Report Details Schools’ HVAC Problems

Emily Hays Photo

Building Manager Chuck Tomaso examines Bishop Woods’ new air filter.

Accompanying spreadsheets show the district going through and fixing nearly all of the urgent problems on the list.

The New Haven Board of Education asked the district to bring in an independent, air-quality inspection company as one of the conditions to reopening schools during the Covid-19 pandemic. City, state and Yale experts were already touring the buildings and making notes on what needed to change.

Fuss & O’Neill started those tours early in the fall and has been sending its recommendations to the district since then.

The final report was sent out to Board of Education members, city alders and each school’s administrators by Tuesday morning.
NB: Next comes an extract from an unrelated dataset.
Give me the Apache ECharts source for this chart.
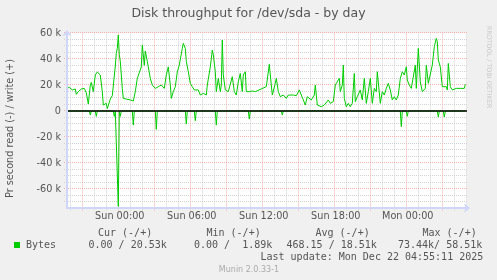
<!DOCTYPE html>
<html><head><meta charset="utf-8">
<script src="https://cdn.jsdelivr.net/npm/echarts@6.0.0/dist/echarts.min.js"></script>
<style>html,body{margin:0;padding:0;background:#f0f0f0}#c{width:497px;height:280px}</style>
</head><body><div id="c"></div><script>
// time in minutes relative to Sun 00:00, values in k (thousands of bytes/s)
const writeTimes = [-260,-245,-230,-215,-210,-200,-185,-170,-160,-150,-140,-135,-125,-115,-105,-95,-90,-80,-75,-65,-60,-55,-40,-30,-20,-15,-10,-5,0,5,10,20,25,40,60,75,85,95,105,115,120,130,135,145,160,170,185,200,215,230,240,250,260,265,275,285,295,305,310,320,325,335,340,350,360,370,380,390,400,410,425,440,445,460,470,475,485,490,500,510,515,520,525,535,550,560,570,580,590,600,610,620,625,635,640,655,670,685,695,715,725,740,755,760,770,785,790,800,810,825,840,850,860,875,890,905,915,925,935,945,955,965,980,985,995,1005,1015,1030,1040,1050,1060,1075,1085,1095,1105,1110,1120,1125,1130,1140,1150,1160,1170,1180,1185,1195,1210,1220,1230,1240,1250,1260,1270,1280,1290,1295,1305,1310,1320,1330,1340,1350,1360,1370,1380,1390,1400,1410,1420,1430,1440,1445,1455,1465,1475,1485,1490,1500,1510,1520,1530,1535,1540,1550,1560,1570,1580,1590,1595,1600,1610,1620,1630,1640,1645,1650,1660,1670,1680,1690,1700,1710,1720,1730,1735];
const writeValues = [17.4,18.2,16.2,16.9,12.8,14.9,16.9,17.4,14,5.4,20,22,14.9,27.7,30,31.5,27.7,14.9,4.6,6,5.9,1.89,9.2,11.8,11.8,34.6,44.4,48.2,58.51,43.3,38.2,17.4,9.7,9.2,8.5,7.7,14.9,25.1,23.8,33.9,50.8,35.1,46.1,38.2,25.1,20,17.4,18.7,20,17.4,27.7,33.9,20,9.7,14.9,18.7,30.2,35.3,34,48.2,52,48.2,38.2,30.2,21.3,18.7,16.2,14.9,16.2,12.3,13.6,12.3,20,33.9,46.9,43.3,30.2,14.9,25.1,14.9,20,54.6,27.7,16.2,14.9,13.6,26.4,14.9,12.3,22.5,28.9,14.9,27.7,30.2,14.9,14.9,15.4,14.9,15.4,17,17.4,18.7,35.9,27.7,12.3,21.3,25.1,14.9,11,12.3,9.7,12.3,11,12.3,11.8,16.2,12.3,8.5,4.6,11,12.3,8.5,12.3,20,4.6,4.6,3.3,4.6,5.9,8.5,5.9,7.2,20,18.7,25.1,14.9,20,35.3,9.7,3.3,5.9,3.3,5.9,28.9,7.2,11,16.2,8.5,25.1,5.9,14.9,25.1,5.9,17.4,14.9,30.2,31.5,5.9,14.9,12.3,17.4,21.3,16.2,8.5,11,8.5,12.3,25.1,30.2,27.7,34,23.8,20,17.4,18.7,35.3,17.4,48.2,22.5,14.9,13.6,17.4,35.3,21.3,20,35.3,49.5,55.9,53.3,39.2,33.9,18.7,17.4,18.7,16.2,36.6,18.7,16.2,16.2,17.4,16.2,17.4,16.2,17.4,20.53];
const readTimes = [-260,-145,-140,-135,-115,-110,-105,-25,-20,-15,-5,0,5,10,15,70,75,80,185,190,195,335,340,345,380,385,390,485,490,495,650,655,660,815,820,825,1410,1415,1420,1440,1445,1450,1595,1600,1605,1625,1630,1635,1735];
const readValues = [0,0,-3.1,0,0,-4.1,0,0,-4.1,0,0,-73.44,0,-4.1,0,0,-10.8,0,0,-14.1,0,0,-10,0,0,-7.4,0,0,-10.8,0,0,-6.2,0,0,-3.1,0,0,-12,0,0,-4.1,0,0,-4.6,0,0,-4.6,0,0];
const xLabelMinutes = [0,360,720,1080,1440];
const xLabelTexts = ['Sun 00:00','Sun 06:00','Sun 12:00','Sun 18:00','Mon 00:00'];
const yLabelValues = [-60,-40,-20,0,20,40,60];
const yLabelTexts = ['-60 k','-40 k','-20 k','0','20 k','40 k','60 k'];
const legendHeaders = ['Cur (-/+)','Min (-/+)','Avg (-/+)','Max (-/+)'];
const legendValues = ['0.00 / 20.53k','0.00 /  1.89k','468.15 / 18.51k','73.44k/ 58.51k'];
const seriesName = 'Bytes';
const titleText = 'Disk throughput for /dev/sda - by day';
const yAxisName = 'Pr second read (-) / write (+)';
const lastUpdate = 'Last update: Mon Dec 22 04:55:11 2025';
const muninVersion = 'Munin 2.0.33-1';
const rrdCredit = 'RRDTOOL / TOBI OETIKER';

const XMIN = -256.5, XMAX = 1743.5, YMIN = -74.6, YMAX = 60;
const GREEN = '#00cc00', AXIS = '#cfd6f8', MINOR = '#d2d2d2', MAJOR = '#f5b0b0', FONT = '#555';
const SANS = '"DejaVu Sans"', MONO = '"DejaVu Sans Mono"';

const minorX = [], majorX = [], minorY = [], majorY = [];
for (let t = -240; t <= XMAX; t += 60) { if (t % 180 === 0) majorX.push(t); else minorX.push(t); }
for (let v = -70; v <= 60; v += 5) { if (v % 20 === 0) majorY.push(v); else minorY.push(v); }

const chart = echarts.init(document.getElementById('c'), null, {renderer: 'canvas'});

function txt(text, x, y, font, fill, align, va, rot) {
  return {type: 'text', x: x, y: y, rotation: rot || 0, silent: true,
    style: {text: text, font: font, fill: fill, align: align, verticalAlign: va,
            textAlign: align, textVerticalAlign: va}};
}
const graphics = [
  txt(titleText, 248.5, 14, '12.5px ' + SANS, FONT, 'center', 'middle'),
  txt(yAxisName, 10.5, 128.5, '9.7px ' + SANS, FONT, 'center', 'middle', Math.PI / 2),
  txt(rrdCredit, 489, 67, '6.4px ' + SANS, '#c8c8c8', 'center', 'middle', -Math.PI / 2),
  txt(muninVersion, 249, 269.5, '8px ' + SANS, '#aaaaaa', 'center', 'middle'),
  {type: 'rect', shape: {x: 14, y: 242, width: 6, height: 6}, style: {fill: GREEN}, silent: true},
  txt(seriesName, 26, 245.3, '10px ' + MONO, FONT, 'left', 'middle'),
  txt(lastUpdate, 260.5, 257.7, '10px ' + MONO, FONT, 'left', 'middle')
];
const headerX = [98, 206.5, 315.5, 422.5];
const valueX = [88.5, 194, 286.5, 398];
legendHeaders.forEach((h, i) => graphics.push(txt(h, headerX[i], 233.3, '10px ' + MONO, FONT, 'left', 'middle')));
legendValues.forEach((v, i) => graphics.push(txt(v, valueX[i], 245.3, '10px ' + MONO, FONT, 'left', 'middle')));

// grid lines drawn through the axes' own scales
function gridSeries(values, vertical, color) {
  return {type: 'custom', xAxisIndex: 0, yAxisIndex: 0, silent: true, z: 1, clip: false,
    data: values.map(v => vertical ? [v, YMIN] : [XMIN, v]),
    renderItem: function (params, api) {
      let x1, y1, x2, y2;
      if (vertical) {
        const a = api.coord([api.value(0), YMIN]), b = api.coord([api.value(0), YMAX]);
        const x = Math.round(a[0]) + 0.5;
        x1 = x; x2 = x; y1 = a[1] + 2.5; y2 = b[1];
      } else {
        const a = api.coord([XMIN, api.value(1)]), b = api.coord([XMAX, api.value(1)]);
        const y = Math.round(a[1]) - 0.5;
        y1 = y; y2 = y; x1 = a[0] - 3; x2 = b[0];
      }
      return {type: 'line', shape: {x1: x1, y1: y1, x2: x2, y2: y2},
              style: {stroke: color, lineWidth: 1, lineDash: [1, 1]}};
    }};
}

const noSplit = {show: false};

chart.setOption({
  animation: false,
  backgroundColor: '#f0f0f0',
  grid: {left: 67, top: 33, width: 400, height: 175, show: true, backgroundColor: '#ffffff', borderWidth: 0, containLabel: false},
  xAxis: [
    {type: 'value', min: XMIN, max: XMAX, position: 'bottom', z: 5,
     axisLine: {show: true, onZero: false, lineStyle: {color: AXIS, width: 2}, symbol: ['none', 'arrow'], symbolSize: [7, 6], symbolOffset: [0, 3]},
     axisTick: {show: false},
     axisLabel: {show: false},
     splitLine: noSplit},
    {type: 'value', min: XMIN, max: XMAX, position: 'bottom',
     axisLine: {show: false, onZero: false},
     axisTick: {show: false},
     axisLabel: {show: true, customValues: xLabelMinutes, margin: 3, padding: [0, 0, 0, 3],
                 color: FONT, fontFamily: 'DejaVu Sans', fontSize: 9.7,
                 formatter: v => xLabelTexts[xLabelMinutes.indexOf(v)] || ''},
     splitLine: noSplit}
  ],
  yAxis: [
    {type: 'value', min: YMIN, max: YMAX, position: 'left', z: 5,
     axisLine: {show: true, onZero: false, lineStyle: {color: AXIS, width: 2}, symbol: ['none', 'arrow'], symbolSize: [7, 6], symbolOffset: [0, 3]},
     axisTick: {show: false},
     axisLabel: {show: false},
     splitLine: noSplit},
    {type: 'value', min: YMIN, max: YMAX, position: 'left',
     axisLine: {show: false, onZero: false},
     axisTick: {show: false},
     axisLabel: {show: true, customValues: yLabelValues, margin: 6,
                 color: FONT, fontFamily: 'DejaVu Sans', fontSize: 9.7,
                 formatter: v => yLabelTexts[yLabelValues.indexOf(v)] || ''},
     splitLine: noSplit}
  ],
  series: [
    gridSeries(minorX, true, MINOR),
    gridSeries(minorY, false, MINOR),
    gridSeries(majorX, true, MAJOR),
    gridSeries(majorY, false, MAJOR),
    {type: 'line', name: 'read', xAxisIndex: 0, yAxisIndex: 0, symbol: 'none', silent: true, z: 3,
     data: readTimes.map((t, i) => [t, readValues[i]]),
     lineStyle: {color: GREEN, width: 1}},
    {type: 'line', name: 'write', xAxisIndex: 0, yAxisIndex: 0, symbol: 'none', silent: true, z: 3,
     data: writeTimes.map((t, i) => [t, writeValues[i]]),
     lineStyle: {color: GREEN, width: 1},
     markLine: {silent: true, symbol: 'none', label: {show: false}, animation: false,
                lineStyle: {color: '#000000', width: 1.5, type: 'solid'}, data: [{yAxis: 0}]}}
  ],
  graphic: graphics
});
</script></body></html>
Read the full report here, a checklist of the status of each recommendation here and more details on isolation rooms for students and staff with Covid-19 symptoms here.

The Fuss & O’Neill report addresses each school separately, with no overarching summary of the state of the district’s schools.

Some schools, like now-closed Quinnipiac and West Rock schools, have significant deficiencies” that need to be addressed before reopening, according to the report. Other schools had some deficiencies” or simply have deficiencies,” in the language of the report.

The spreadsheets show nearly all of the recommendations necessary to reopening — excluding those for Quinnipiac and West Rock — as taken care of. For example, the main recommendation for Bishop Woods Architecture & Design Magnet School was to replace all air filters with MERV 13 filters, which can better block viral particles. This has happened. The other recommendation was to change air flow in the isolation room for Covid-19 patients so that air does not recirculate into the nurse’s suite. This has also happened, according to the district’s isolation room spreadsheet.

The only building currently open that still has a pending recommendation is Nathan Hale School, where a Covid-related factory shutdown has delayed repairing some ventilation machinery for the gym. The notes on the spreadsheet say that one of the pieces of machinery that handles the gym ventilation is fully repaired and that Fuss & O’Neill confirmed that would be enough to keep up to 70 people safe there for now.

The other schools with pending repairs are high schools. James Hillhouse High School needs additional ductwork in the third floor women’s bathroom. New Haven Academy needs ventilation in the security and gym offices and two classrooms in the Sound School’s Thomas building need a ventilation redesign.